How many teams even have ten-game winning streaks in the regular season -- when their opponents are probably not as good as their playoff opponents?

Even the best teams rarely win ten in a row.  In fact, only three of the 30 major-league teams won ten games in a row this year -- and none of the three won more than ten.


Winning ten playoff games in a row is like winning ten poker hands in a row.  The best players in the world wouldn't win ten hands in a row very often against even dummies like me.  When they do, it's because they were dealt good cards over the course of those ten hands -- not because they have bigger b*lls than me.  (Trust me on that one -- don't make me post a selfie!)  

Don't misinterpret what I'm saying.  A poker player who wins ten hands in a row probably plays the game at a very high level.  

The Giants' pitchers have performed very, very well during their ten-game streak.  But b*lls have nothing to do with it.  (The players on their opponents had big b*lls, too.)

Jake Peavy
Jake Peavy, who came to the Giants in a mid-season trade, pitched 5 2/3 innings of shutout ball in the Giants-Nationals playoff game on Friday.  He must have huge post-season b*lls, right?

Not exactly.  Prior to this year, Peavy had the worst postseason numbers of any active pitcher.  In his five previous playoff starts, he had given up 23 runs in 22 1/3 innings -- that's a cool 9.27 ERA, boys and girls.  (You would have thought Peavy had been adopted from an animal shelter that required all new pet owners to neuter their dogs and cats as a condition of adopting them.)

People underestimate how significant luck is in determining the outcome of a baseball.  Luck doesn't have much to do with a team's 162-game regular-season record.  But in any given game, luck can be huge.  And one game means a lot in a five-game or seven-game postseason series.

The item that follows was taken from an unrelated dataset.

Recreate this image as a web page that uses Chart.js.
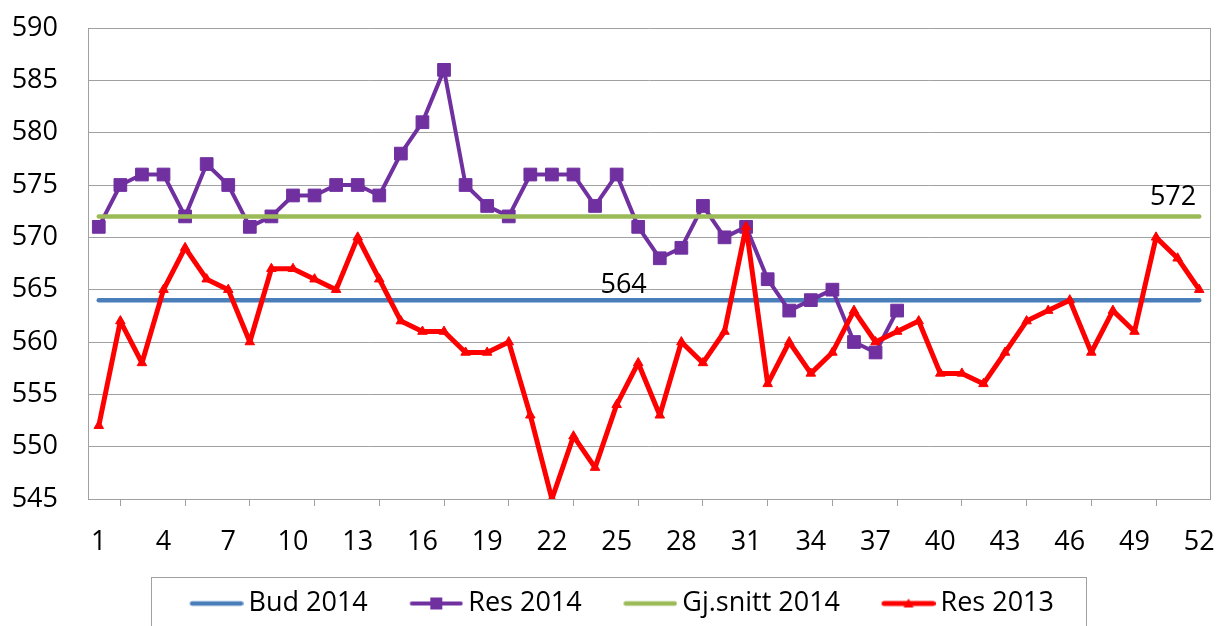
<!DOCTYPE html>
<html>
<head>
<meta charset="utf-8">
<script src="https://cdn.jsdelivr.net/npm/chart.js@4.4.1/dist/chart.umd.min.js"></script>
<style>
  html, body { margin: 0; padding: 0; background: #fff; }
  #wrap { width: 1220px; height: 626px; }
</style>
</head>
<body>
<div id="wrap"><canvas id="chart"></canvas></div>
<script>
const weeks = ['1', '2', '3', '4', '5', '6', '7', '8', '9', '10', '11', '12', '13', '14', '15', '16', '17', '18', '19', '20',
  '21', '22', '23', '24', '25', '26', '27', '28', '29', '30', '31', '32', '33', '34', '35', '36', '37', '38', '39', '40',
  '41', '42', '43', '44', '45', '46', '47', '48', '49', '50', '51', '52'];

const bud2014 = [564, 564, 564, 564, 564, 564, 564, 564, 564, 564, 564, 564, 564, 564, 564, 564, 564, 564, 564, 564,
  564, 564, 564, 564, 564, 564, 564, 564, 564, 564, 564, 564, 564, 564, 564, 564, 564, 564, 564, 564,
  564, 564, 564, 564, 564, 564, 564, 564, 564, 564, 564, 564];

const res2014 = [571, 575, 576, 576, 572, 577, 575, 571, 572, 574, 574, 575, 575, 574, 578, 581, 586, 575, 573, 572,
  576, 576, 576, 573, 576, 571, 568, 569, 573, 570, 571, 566, 563, 564, 565, 560, 559, 563];

const snitt2014 = [572, 572, 572, 572, 572, 572, 572, 572, 572, 572, 572, 572, 572, 572, 572, 572, 572, 572, 572, 572,
  572, 572, 572, 572, 572, 572, 572, 572, 572, 572, 572, 572, 572, 572, 572, 572, 572, 572, 572, 572,
  572, 572, 572, 572, 572, 572, 572, 572, 572, 572, 572, 572];

const res2013 = [552, 562, 558, 565, 569, 566, 565, 560, 567, 567, 566, 565, 570, 566, 562, 561, 561, 559, 559, 560,
  553, 545, 551, 548, 554, 558, 553, 560, 558, 561, 571, 556, 560, 557, 559, 563, 560, 561, 562, 557,
  557, 556, 559, 562, 563, 564, 559, 563, 561, 570, 568, 565];

const yTicks = [545, 550, 555, 560, 565, 570, 575, 580, 585, 590];

const FONT = "'Open Sans', 'Noto Sans', sans-serif";
const GRID = '#a0a0a0';
const BLUE = '#4a7ebb';
const PURPLE = '#7030a0';
const GREEN = '#9bbb59';
const RED = '#ff0000';

// line+marker pictures for the legend; the empty left part keeps the gap to the text small
function legendIcon(color, width, marker) {
  const c = document.createElement('canvas');
  c.width = 71;
  c.height = 16;
  const g = c.getContext('2d');
  g.strokeStyle = color;
  g.fillStyle = color;
  g.lineWidth = width;
  g.lineCap = 'round';
  g.beginPath();
  g.moveTo(19.5, 8);
  g.lineTo(68.5, 8);
  g.stroke();
  if (marker === 'rect') g.fillRect(38, 2, 12, 12);
  if (marker === 'triangle') {
    g.beginPath();
    g.moveTo(44, 3);
    g.lineTo(49, 12);
    g.lineTo(39, 12);
    g.closePath();
    g.fill();
  }
  return c;
}

const icons = [
  legendIcon(BLUE, 4.5),
  legendIcon(PURPLE, 4, 'rect'),
  legendIcon(GREEN, 4.5),
  legendIcon(RED, 5, 'triangle'),
];

const plotFrame = {
  id: 'plotFrame',
  afterLayout(chart) {
    chart.legend.left += 11;
    chart.legend.right += 11;
  },
  afterDraw(chart) {
    const { ctx, chartArea } = chart;
    ctx.save();
    ctx.strokeStyle = GRID;
    ctx.lineWidth = 1;
    ctx.beginPath();
    ctx.moveTo(Math.round(chartArea.right) + 0.5, chartArea.top);
    ctx.lineTo(Math.round(chartArea.right) + 0.5, chartArea.bottom);
    ctx.stroke();
    const boxes = chart.legend.legendHitBoxes;
    if (boxes && boxes.length) {
      const first = boxes[0];
      const last = boxes[boxes.length - 1];
      const l = Math.round(first.left - 30.5) + 0.5;
      const r = Math.round(last.left + last.width + 32) + 0.5;
      const t = Math.round(first.top - 13) + 0.5;
      ctx.strokeRect(l, t, r - l, 80);
    }
    ctx.restore();
  },
};

const valueLabels = {
  id: 'valueLabels',
  afterDatasetsDraw(chart) {
    const { ctx } = chart;
    ctx.save();
    ctx.font = '27px ' + FONT;
    ctx.fillStyle = '#000';
    ctx.textBaseline = 'middle';
    const bud = chart.getDatasetMeta(0).data[24];
    ctx.textAlign = 'center';
    ctx.fillText(String(bud2014[24]), bud.x + 7, bud.y - 15);
    const avg = chart.getDatasetMeta(2).data[51];
    ctx.textAlign = 'right';
    ctx.fillText(String(snitt2014[51]), avg.x - 3, avg.y - 19);
    ctx.restore();
  },
};

new Chart(document.getElementById('chart'), {
  type: 'line',
  data: {
    labels: weeks,
    datasets: [
      { label: 'Bud 2014', data: bud2014, borderColor: BLUE, borderWidth: 4.5, pointRadius: 0, borderCapStyle: 'round', order: 4 },
      {
        label: 'Res 2014', data: res2014, borderColor: PURPLE, backgroundColor: PURPLE, borderWidth: 4,
        pointStyle: 'rect', pointRadius: 9, pointBorderWidth: 1, pointBackgroundColor: PURPLE, pointBorderColor: PURPLE, order: 3,
      },
      { label: 'Gj.snitt 2014', data: snitt2014, borderColor: GREEN, borderWidth: 4.5, pointRadius: 0, borderCapStyle: 'round', order: 2 },
      {
        label: 'Res 2013', data: res2013, borderColor: RED, backgroundColor: RED, borderWidth: 5,
        pointStyle: 'triangle', pointRadius: 5.5, pointBorderWidth: 1, pointBackgroundColor: RED, pointBorderColor: RED, order: 1,
      },
    ],
  },
  options: {
    responsive: true,
    maintainAspectRatio: false,
    animation: false,
    events: [],
    layout: { padding: { top: 28, right: 7, bottom: -1, left: 0 } },
    elements: { line: { tension: 0, borderJoinStyle: 'round' } },
    scales: {
      x: {
        offset: true,
        grid: {
          drawOnChartArea: false,
          drawTicks: true,
          tickLength: 7,
          tickWidth: 1,
          tickColor: (c) => (c.index % 3 === 1 ? GRID : 'rgba(0,0,0,0)'),
        },
        border: { display: true, color: GRID, width: 1 },
        ticks: {
          autoSkip: false,
          maxRotation: 0,
          padding: 20,
          color: '#000',
          font: { family: FONT, size: 27 },
          callback: (v, i) => (i % 3 === 0 ? weeks[i] : ''),
        },
        afterFit(scale) {
          scale.height = 58;
          scale.paddingLeft = 0;
          scale.paddingRight = 0;
        },
      },
      y: {
        min: yTicks[0],
        max: yTicks[yTicks.length - 1],
        afterBuildTicks(scale) {
          scale.ticks = yTicks.map((v) => ({ value: v }));
        },
        grid: { color: GRID, lineWidth: 1, drawTicks: false },
        border: { display: true, color: GRID, width: 1 },
        ticks: { padding: 30, color: '#000', font: { family: FONT, size: 27 } },
        afterFit(scale) {
          scale.width = 88;
          scale.paddingTop = 0;
          scale.paddingBottom = 0;
        },
      },
    },
    plugins: {
      tooltip: { enabled: false },
      legend: {
        position: 'bottom',
        labels: {
          usePointStyle: true,
          pointStyleWidth: 54,
          padding: 33,
          color: '#000',
          font: { family: FONT, size: 27 },
          generateLabels: (chart) => chart.data.datasets.map((ds, i) => ({
            text: ds.label,
            datasetIndex: i,
            pointStyle: icons[i],
            fillStyle: ds.borderColor,
            strokeStyle: ds.borderColor,
            lineWidth: 0,
            fontColor: '#000',
            hidden: false,
          })),
        },
      },
    },
  },
  plugins: [plotFrame, valueLabels],
});
</script>
</body>
</html>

Here's an excerpt from a discussion of baseball and luck I found online:

Ask most people who the best team in baseball was in any given year and they will tell you who won the World Series.  We associate winners as being the best because we interpret baseball as being a game of pure skill, but what if luck played a much larger role in the final result of a game than most people realized?  What if the difference between a win and a loss came down to a gust of wind, a bad call by an umpire, or a left fielder standing three feet too far to the right?  What if a small amount of luck meant the difference between winning and losing the World Series?  More people are realizing everyday that, when it comes to the sport of baseball, this is an incontrovertible fact of the game. . . .

Have you ever wondered why dominant teams like the Yankees sometimes reach the playoffs and get swept in the division series to a team that barely made the wildcard spot?  The reason this happens is luck.  Over the course of 162-game season, luck factors balance out for most teams, and you get a pretty good idea about which clubs are good and bad based on their win-loss record.  In the playoffs, however, everything is reset.  It doesn’t matter if your ace won the Cy Young award if he has an unlucky game at the start of the series.  It doesn’t matter if the Yankees win over a hundred games during the season if they lose just three in the division series.  In statistical terms, the playoffs would have a sampling error due to too small of a sample size.


You can observe this phenomenon by looking at a small sample size of games during the regular season. In 2012, the Washington Nationals had the best record in baseball during the regular season with 98 wins, 64 losses and a .605 winning percentage. This means, on average, they won three games for every two losses. In May, however, the Nationals got swept by the Marlins, the worst team in the NL East, in a three-game series. . . . You can easily see how a great team can lose to a mediocre team in a five- or seven-game series when you factor in bad luck. A sport like basketball doesn’t have this same problem because the sample size is drastically increased by the tremendous amount of scoring opportunities available in each game. 

That last sentence is very important.  If the average major-league baseball team scored as many runs as the average NBA team scored points, the significance of luck in baseball would be greatly diminished.


We've all seen games where a pitcher has yielded several hard line drives that all happened to be hit right at fielders -- resulting in no harm to the team.  But if one of those batters had swung just a fraction of a second earlier or later, that screaming line drive that went straight to the center fielder would have ended up in the gap for a double or triple instead.  (If the batter had gotten under the ball just a little bit more, that ball might have soared out of the park for a home run instead.)  And in any single game, one extra-base hit can make a huge difference.

Three of the last four Giants' postseason wins were by one-run margins.  The one last night went 18 innings before the Giants won, 2-1.  The Nationals were one out away from winning that game in nine innings.  Do you realize how many times in extra innings, the Nationals could have scored and won the game if just one batted ball had found a hole in the Giants defense?

One other baseball-related note before I finish up.  

It was recently reported that Ben Affleck refused to wear a New York Yankees cap in his new movie, Gone Girl.  

Ben Affleck throws like a girl
The movie's director, David Fincher, wanted Affleck to wear a Yankees cap in one brief scene because he thought it worked best for the movie.  But Affleck refused.  "I will never hear the end of it," Affleck -- a notorious Red Sox fan -- told Fincher.  (Fincher directed The Social Network, The Girl with the Dragon Tattoo, Fight Club, and a couple of episodes of House of Cards -- so he knows a little about directing.)

I heard that the reporters have the facts bass-ackwards.  My understanding is that the Yankees cap refused to be worn by Affleck.

My understanding is also that Gone Girl SUCKS!

The cap that refused to
be worn by Ben Affleck
"Brown-Eyed Girl," which was released in 1967, is Van Morrison's most famous recording.  The line "Makin' love in the green grass" was considered a bit risqué back in '67, so radio stations played a censored version.  

That kind of censorship seems quaint today.  Today we only censor records that really need to be censored -- like Nicki Minaj's "Did It On 'Em" ("Man I just sh*tted on 'em . . . If I had a d*ck, I would pull it out and p*ss on 'em").